There have been several occasions during my career when various members of the orchestra have come to me after a performance and commented on how moved they were by one moment or another in the symphony. Frequently the language they have used has been related to trying to express that they had never felt that particular feeling before in that work. This has often come from musicians who have played the symphony many times with many different conductors.
So for me it is not dreaming but is fact that one can communicate this kind of emotion and musical thought without resorting to gimmicks. It is wonderful to feel that it is possible to honor all the gods that one must in this business without compromise and come out in the end with the musical and spiritual essence of the creator.
In essence what I am trying to convey is that I genuinely believe that if I am sufficiently saturated with what the composer intended as well as with what he wrote it should be possible for me to give the audience an experience genuinely related to that which was experienced by the original audience.
The big difference is that I always try to take into account the fact that the audience I am performing for has ears that have become accustomed to a very different soundscape from that which Mozart knew. So, today’s audience cannot have the emotional reaction to the sounds that Mozart heard. But I am convinced that if I am saturated with the actual feeling that Mozart got and was able to convey, I can give today’s audience the same wonderful experience using the wonderful sonic world we can now create.
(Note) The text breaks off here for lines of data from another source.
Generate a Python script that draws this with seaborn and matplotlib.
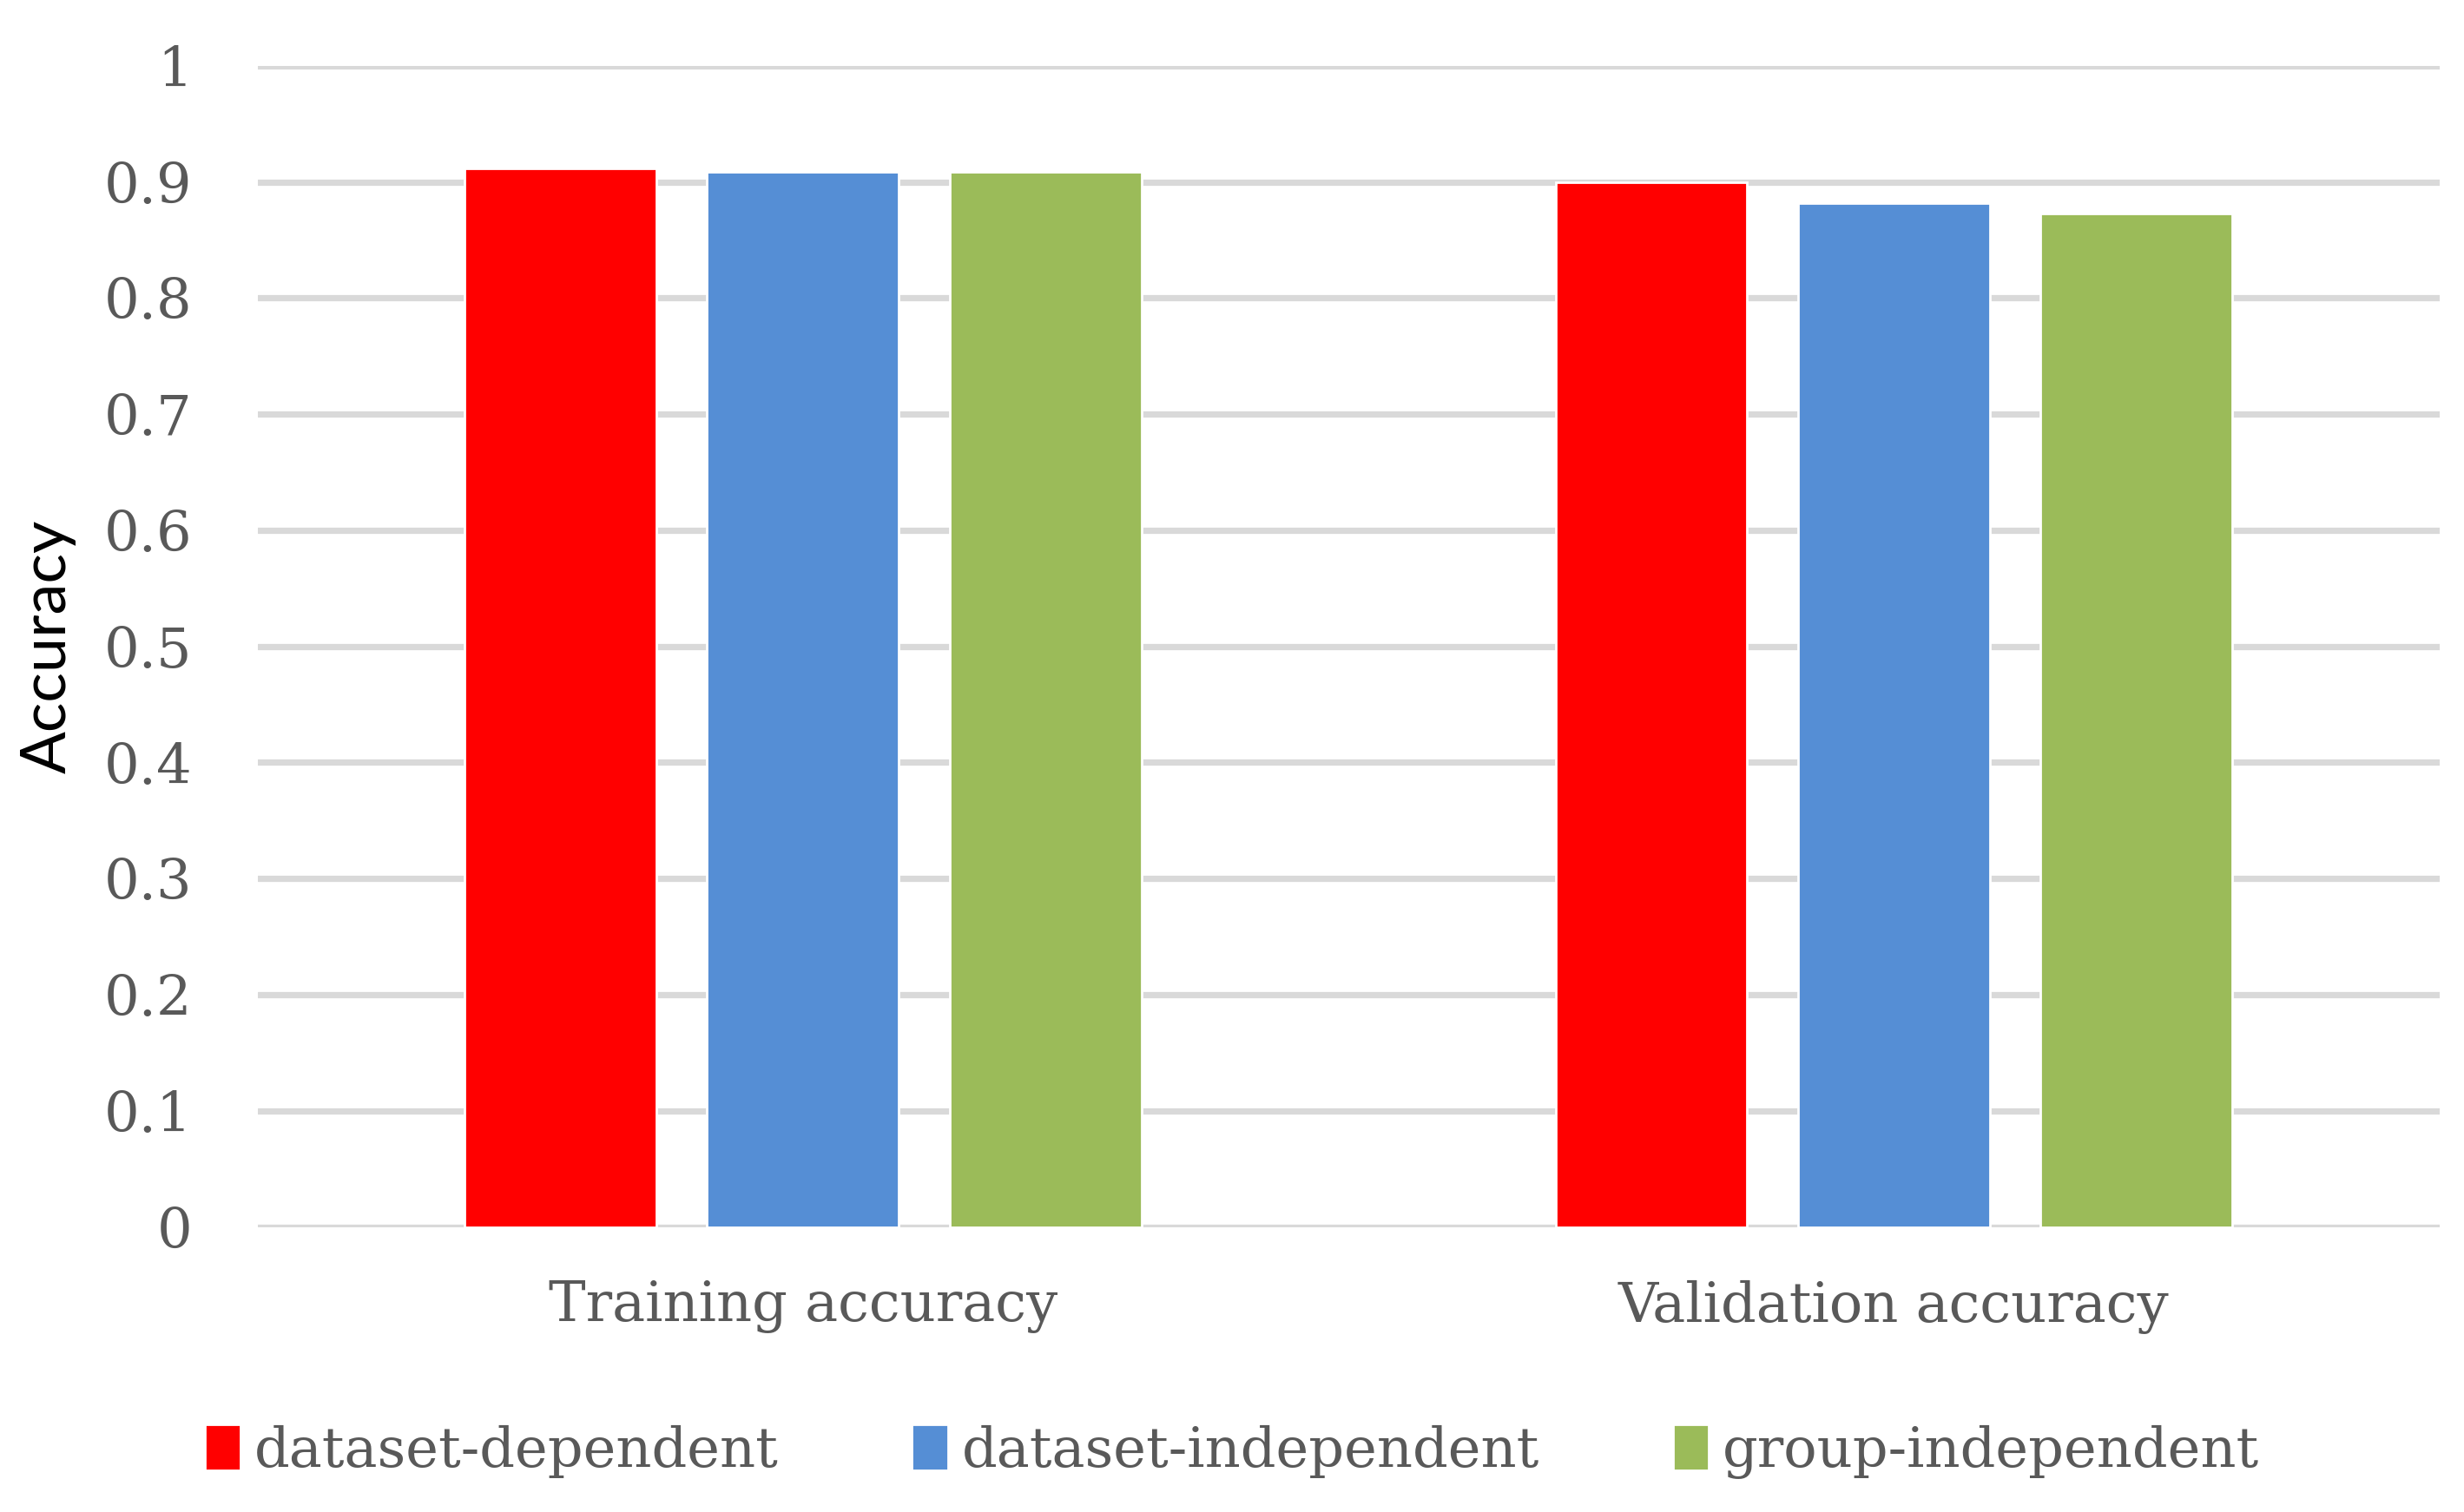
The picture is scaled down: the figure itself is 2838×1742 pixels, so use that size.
import numpy as np
import pandas as pd
import seaborn as sns
import matplotlib.pyplot as plt

# datos
categorias = ["Training accuracy", "Validation accuracy"]
modelos = ["dataset-dependent", "dataset-independent", "group-independent"]
dataset_dependent = [0.912, 0.900]
dataset_independent = [0.909, 0.882]
group_independent = [0.909, 0.873]
colores = ["#FF0000", "#558ED5", "#9BBB59"]
y_ticks = [0, 0.1, 0.2, 0.3, 0.4, 0.5, 0.6, 0.7, 0.8, 0.9, 1]

filas = []
for modelo, valores in zip(modelos, [dataset_dependent, dataset_independent, group_independent]):
    for cat, v in zip(categorias, valores):
        filas.append({"categoria": cat, "modelo": modelo, "accuracy": v})
df = pd.DataFrame(filas)

sns.set_style("white")
plt.rcParams['font.family'] = ['DejaVu Serif']

fig = plt.figure(figsize=(14.19, 8.71), dpi=200)
ax = fig.add_axes([0.1045, 0.1885, 0.8855, 0.768])

sns.barplot(data=df, x="categoria", y="accuracy", hue="modelo", order=categorias,
            hue_order=modelos, palette=colores, width=0.667, gap=0.21,
            saturation=1, ax=ax, legend=True)

ax.set_ylim(0, 1)
ax.set_xlim(-0.5, 1.5)
ax.set_yticks(y_ticks)
ax.set_yticklabels([f"{t:g}" for t in y_ticks])
ax.yaxis.grid(True, color="#D9D9D9", linewidth=2.6)
ax.set_axisbelow(True)
for s in ax.spines.values():
    s.set_visible(False)
ax.tick_params(axis="both", length=0, labelsize=23, labelcolor="#595959")
ax.tick_params(axis="y", pad=27)
ax.tick_params(axis="x", pad=22)
ax.set_xlabel("")
ax.set_ylabel("Accuracy", fontsize=26, family="Lato", color="black")
ax.yaxis.set_label_coords(-0.083, 0.5)

handles, labels = ax.get_legend_handles_labels()
ax.get_legend().remove()
fig.legend(handles, labels, loc="center", bbox_to_anchor=(0.5, 0.04), ncol=3,
           frameon=False, fontsize=23, labelcolor="#595959", handlelength=0.65,
           handleheight=0.9, handletextpad=0.25, columnspacing=2.4)

fig.savefig("out.png", dpi=200)
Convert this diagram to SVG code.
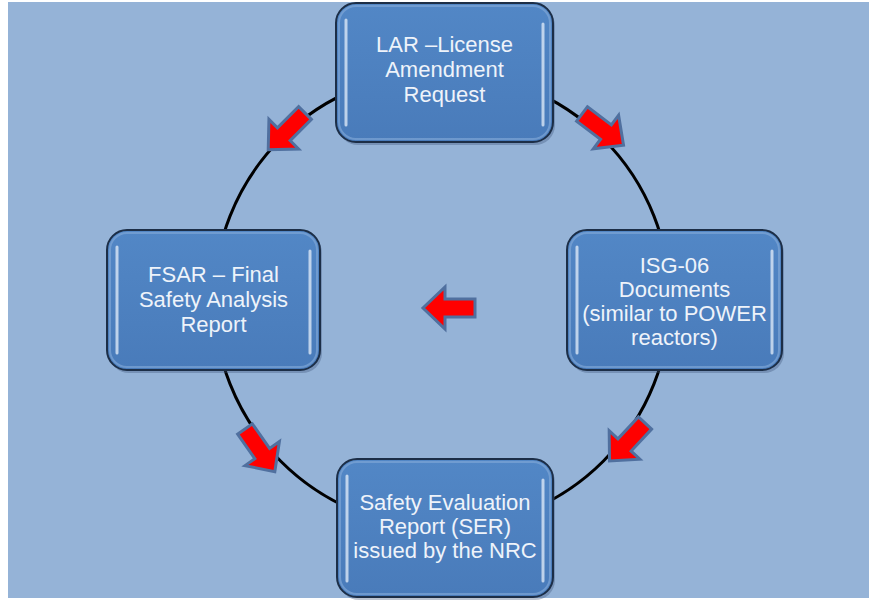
<svg xmlns="http://www.w3.org/2000/svg" width="869" height="600" viewBox="0 0 869 600">
<defs>
<style>
.bg{fill:#95b3d7}
.box{fill:url(#boxg);stroke:#1c2e47;stroke-width:2}
.bevel{fill:none;stroke:#7ea5d6;stroke-width:2;opacity:0.7}
.shadow{fill:#3c5478;opacity:0.35}
.hl{stroke:#e4eefa;stroke-width:3;stroke-linecap:round;opacity:0.75}
.lbl{font-family:"Liberation Sans",Arial,sans-serif;font-size:22px;fill:#eef3fa;text-anchor:middle}
.ring{fill:none;stroke:#000;stroke-width:3}
.arr{fill:#ff0000;stroke:#50709f;stroke-width:3;stroke-linejoin:miter}
</style>
<linearGradient id="boxg" x1="0" y1="0" x2="0" y2="1">
<stop offset="0" stop-color="#5287c6"/>
<stop offset="1" stop-color="#497bba"/>
</linearGradient>
<path id="ar" d="M0,-9 H30 V-21 L52,0 L30,21 V9 H0 Z"/>
</defs>
<rect x="8" y="2" width="861" height="596" class="bg"/>
<g id="connectors">
<circle cx="442" cy="300" r="228" class="ring"/>
<use href="#ar" class="arr" transform="translate(582,114) rotate(37)"/>
<use href="#ar" class="arr" transform="translate(305,113) rotate(135)"/>
<use href="#ar" class="arr" transform="translate(645,423) rotate(133)"/>
<use href="#ar" class="arr" transform="translate(245,429) rotate(55)"/>
<use href="#ar" class="arr" transform="translate(475,308) rotate(180)"/>
</g>
<g id="node-lar">
<rect x="338" y="6" width="217" height="139" rx="20" class="shadow"/>
<rect x="336" y="3" width="217" height="139" rx="20" class="box"/>
<rect x="339" y="6" width="211" height="133" rx="17" class="bevel"/>
<line x1="346" y1="20" x2="346" y2="125" class="hl"/>
<line x1="543" y1="24" x2="543" y2="125" class="hl"/>
<text class="lbl"><tspan x="444.5" y="52">LAR –License</tspan><tspan x="444.5" y="77">Amendment</tspan><tspan x="444.5" y="102">Request</tspan></text>
</g>
<g id="node-isg">
<rect x="569" y="233" width="215" height="140" rx="20" class="shadow"/>
<rect x="567" y="230" width="215" height="140" rx="20" class="box"/>
<rect x="570" y="233" width="209" height="134" rx="17" class="bevel"/>
<line x1="577" y1="247" x2="577" y2="353" class="hl"/>
<line x1="772" y1="251" x2="772" y2="353" class="hl"/>
<text class="lbl"><tspan x="674.5" y="273">ISG-06</tspan><tspan x="674.5" y="297">Documents</tspan><tspan x="674.5" y="321">(similar to POWER</tspan><tspan x="674.5" y="345">reactors)</tspan></text>
</g>
<g id="node-ser">
<rect x="339" y="462" width="216" height="138" rx="20" class="shadow"/>
<rect x="337" y="459" width="216" height="138" rx="20" class="box"/>
<rect x="340" y="462" width="210" height="132" rx="17" class="bevel"/>
<line x1="347" y1="476" x2="347" y2="581" class="hl"/>
<line x1="543" y1="480" x2="543" y2="581" class="hl"/>
<text class="lbl"><tspan x="445" y="510">Safety Evaluation</tspan><tspan x="445" y="534">Report (SER)</tspan><tspan x="445" y="558">issued by the NRC</tspan></text>
</g>
<g id="node-fsar">
<rect x="109" y="233" width="213" height="140" rx="20" class="shadow"/>
<rect x="107" y="230" width="213" height="140" rx="20" class="box"/>
<rect x="110" y="233" width="207" height="134" rx="17" class="bevel"/>
<line x1="117" y1="247" x2="117" y2="353" class="hl"/>
<line x1="310" y1="251" x2="310" y2="353" class="hl"/>
<text class="lbl"><tspan x="213.5" y="282">FSAR – Final</tspan><tspan x="213.5" y="307">Safety Analysis</tspan><tspan x="213.5" y="332">Report</tspan></text>
</g>
</svg>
It would be unfair to the composer if we didn’t try to take full advantage of the improvements we have available to us in the 21st century when trying to express the magic and genius of the musicians whose creations we are recreating. I can only dream of the reactions that Mozart and others would have if they could experience the sounds that we can make today.
Maybe they do.
July 20, 2009 at 08:50 |
It is wonderful to read of your sense of conducting.
You write with great eloquence.
It is yet a glimmering of comprehension that I find. Lacking the experience itself I am left to imagine and to compare my own similar experiences to what I perceive you to be communicating.
I only hope that in singing I can walk such an ennobling path.
July 20, 2009 at 19:22 |
Andrew
Thanks for your wonderful words. I am delighted that you are reading all this and finding it interesting. We will have to have great discussions when next we meet, which I hope will be soon.